The inflation data for January 2006 is up on BPS’ website. It is 1.36% month-on-month, or 17.03% year-on-year. This is slightly lower than LPEM-FEUI’s estimation of 1.44% and 17.12%. Unless the floods continue to halt paddy harvesting, we expect a deflation in February by 0.17%.
The Statistics Office (BPS) reported that the major driver of the high January inflation was rice price increase. HKTI and DPR, are you happy now? The Bulog’s rice import of 110,000 tons failed to stabilize the price. Again, it is proven that Bulog is ineffective. The solution to this should be straightforward. Don’t rely on Bulog. Just allow everybody to import. (I should’ve titled this post “The Politics of Rice 14”, no?).

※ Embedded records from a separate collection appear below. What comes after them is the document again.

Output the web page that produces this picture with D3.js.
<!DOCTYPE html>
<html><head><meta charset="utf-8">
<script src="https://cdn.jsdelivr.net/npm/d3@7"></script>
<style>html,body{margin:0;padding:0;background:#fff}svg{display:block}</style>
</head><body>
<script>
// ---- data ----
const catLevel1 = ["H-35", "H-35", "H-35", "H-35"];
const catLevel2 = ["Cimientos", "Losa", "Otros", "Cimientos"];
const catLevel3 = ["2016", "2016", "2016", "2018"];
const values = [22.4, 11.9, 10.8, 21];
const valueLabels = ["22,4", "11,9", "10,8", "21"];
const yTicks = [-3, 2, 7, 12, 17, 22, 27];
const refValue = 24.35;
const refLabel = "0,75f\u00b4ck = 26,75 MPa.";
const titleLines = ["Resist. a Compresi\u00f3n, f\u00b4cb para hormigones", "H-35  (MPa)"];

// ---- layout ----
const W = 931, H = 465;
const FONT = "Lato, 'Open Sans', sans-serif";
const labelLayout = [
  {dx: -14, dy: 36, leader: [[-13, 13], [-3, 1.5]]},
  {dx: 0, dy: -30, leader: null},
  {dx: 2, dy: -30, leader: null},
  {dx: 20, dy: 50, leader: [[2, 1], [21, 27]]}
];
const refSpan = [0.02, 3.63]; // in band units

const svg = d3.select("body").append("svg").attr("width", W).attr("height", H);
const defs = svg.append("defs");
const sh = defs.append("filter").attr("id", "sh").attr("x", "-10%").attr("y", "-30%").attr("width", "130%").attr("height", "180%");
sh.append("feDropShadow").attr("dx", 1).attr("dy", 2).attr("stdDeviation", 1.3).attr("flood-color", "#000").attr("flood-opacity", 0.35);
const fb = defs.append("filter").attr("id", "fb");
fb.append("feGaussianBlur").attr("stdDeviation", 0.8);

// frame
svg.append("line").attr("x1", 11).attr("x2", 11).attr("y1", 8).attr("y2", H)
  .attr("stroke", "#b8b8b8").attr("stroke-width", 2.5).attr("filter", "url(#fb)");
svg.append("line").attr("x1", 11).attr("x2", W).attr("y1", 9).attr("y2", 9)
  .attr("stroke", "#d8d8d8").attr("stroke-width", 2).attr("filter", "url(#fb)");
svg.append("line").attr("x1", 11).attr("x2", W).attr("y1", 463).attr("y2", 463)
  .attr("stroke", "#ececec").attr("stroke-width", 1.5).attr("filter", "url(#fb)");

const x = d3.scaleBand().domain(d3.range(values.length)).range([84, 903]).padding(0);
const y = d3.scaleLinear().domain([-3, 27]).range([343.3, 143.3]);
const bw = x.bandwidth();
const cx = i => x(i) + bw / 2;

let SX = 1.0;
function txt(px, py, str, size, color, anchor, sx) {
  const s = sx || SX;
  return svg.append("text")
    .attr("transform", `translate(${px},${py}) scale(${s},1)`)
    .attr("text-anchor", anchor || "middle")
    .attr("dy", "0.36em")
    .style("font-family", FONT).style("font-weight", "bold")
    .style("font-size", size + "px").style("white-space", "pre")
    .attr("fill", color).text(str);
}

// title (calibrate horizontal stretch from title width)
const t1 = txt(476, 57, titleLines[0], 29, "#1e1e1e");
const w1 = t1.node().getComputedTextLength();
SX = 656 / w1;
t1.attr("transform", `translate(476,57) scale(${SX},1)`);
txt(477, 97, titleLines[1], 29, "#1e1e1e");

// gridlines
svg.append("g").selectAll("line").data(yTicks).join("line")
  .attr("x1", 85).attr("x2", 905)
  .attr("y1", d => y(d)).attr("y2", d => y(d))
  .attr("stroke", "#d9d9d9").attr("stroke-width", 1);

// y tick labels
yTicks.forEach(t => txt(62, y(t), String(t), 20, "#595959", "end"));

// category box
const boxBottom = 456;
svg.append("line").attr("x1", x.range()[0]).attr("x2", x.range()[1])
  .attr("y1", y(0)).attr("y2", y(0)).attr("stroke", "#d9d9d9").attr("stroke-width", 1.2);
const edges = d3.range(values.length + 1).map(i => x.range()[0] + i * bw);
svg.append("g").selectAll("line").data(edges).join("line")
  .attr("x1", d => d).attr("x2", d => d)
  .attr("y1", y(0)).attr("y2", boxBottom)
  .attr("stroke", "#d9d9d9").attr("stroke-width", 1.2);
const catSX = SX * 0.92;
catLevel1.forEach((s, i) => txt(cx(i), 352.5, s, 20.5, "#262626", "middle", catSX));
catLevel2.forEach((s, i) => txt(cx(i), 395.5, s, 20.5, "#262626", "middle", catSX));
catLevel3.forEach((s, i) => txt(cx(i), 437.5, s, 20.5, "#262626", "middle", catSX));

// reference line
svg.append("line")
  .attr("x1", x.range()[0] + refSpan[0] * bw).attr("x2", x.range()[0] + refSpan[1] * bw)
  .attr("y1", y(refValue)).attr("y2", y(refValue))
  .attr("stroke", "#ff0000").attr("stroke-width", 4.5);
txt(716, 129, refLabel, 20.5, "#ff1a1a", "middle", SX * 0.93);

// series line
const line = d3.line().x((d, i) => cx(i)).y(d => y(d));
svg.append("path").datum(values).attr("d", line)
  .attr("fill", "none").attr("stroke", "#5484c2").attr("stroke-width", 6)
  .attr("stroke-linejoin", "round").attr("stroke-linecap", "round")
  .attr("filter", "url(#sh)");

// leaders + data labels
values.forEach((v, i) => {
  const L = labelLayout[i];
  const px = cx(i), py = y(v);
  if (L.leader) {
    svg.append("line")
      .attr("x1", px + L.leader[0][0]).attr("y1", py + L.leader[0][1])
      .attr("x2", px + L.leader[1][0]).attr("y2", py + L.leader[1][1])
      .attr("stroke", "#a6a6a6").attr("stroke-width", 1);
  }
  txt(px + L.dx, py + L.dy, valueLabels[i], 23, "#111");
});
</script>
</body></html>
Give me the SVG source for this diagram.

In the meantime, people have started to make fuss on the likely increase of electricity rate. However, a 50% increase (already happened in some regions) in rice price is more harmful than 30% increase (popular estimate) in electricity rate, as far as inflation is considered. As we estimate, the former will add 4.3% to the inflation, while the latter 0.89%. But, the second round inflation should also be expected. It seems that the government doesn’t learn from past mistakes. By keeping silent on the exact rate of increase the government is again toying with people’s expectation. Last year inflation was driven more by expectation amid the uncertainty and mixed signals from government officials. Now, they’re doing it again with electricity rate.
There’ve been talks over the January’s inflation figure, that Bank Indonesia might increase its policy rate again next week. I would think it’s premature, even though it's not impossible, considering that the Fed has raised its rate to 4.5% last Tuesday.
BPS also reported that the 2005 export value hit a record high of 19.53%. We shouldn’t be overly happy with this. Note, the number reported is value. That is, price times quantity. Last year export was driven by mining sector, whose world price rose significantly. So it’s not that we exported a lot; only that the price was good. If we are for promoting more export (in quantity, not just relying on international price), we should continue cleaning up the mess in customs and duty clearance procedure.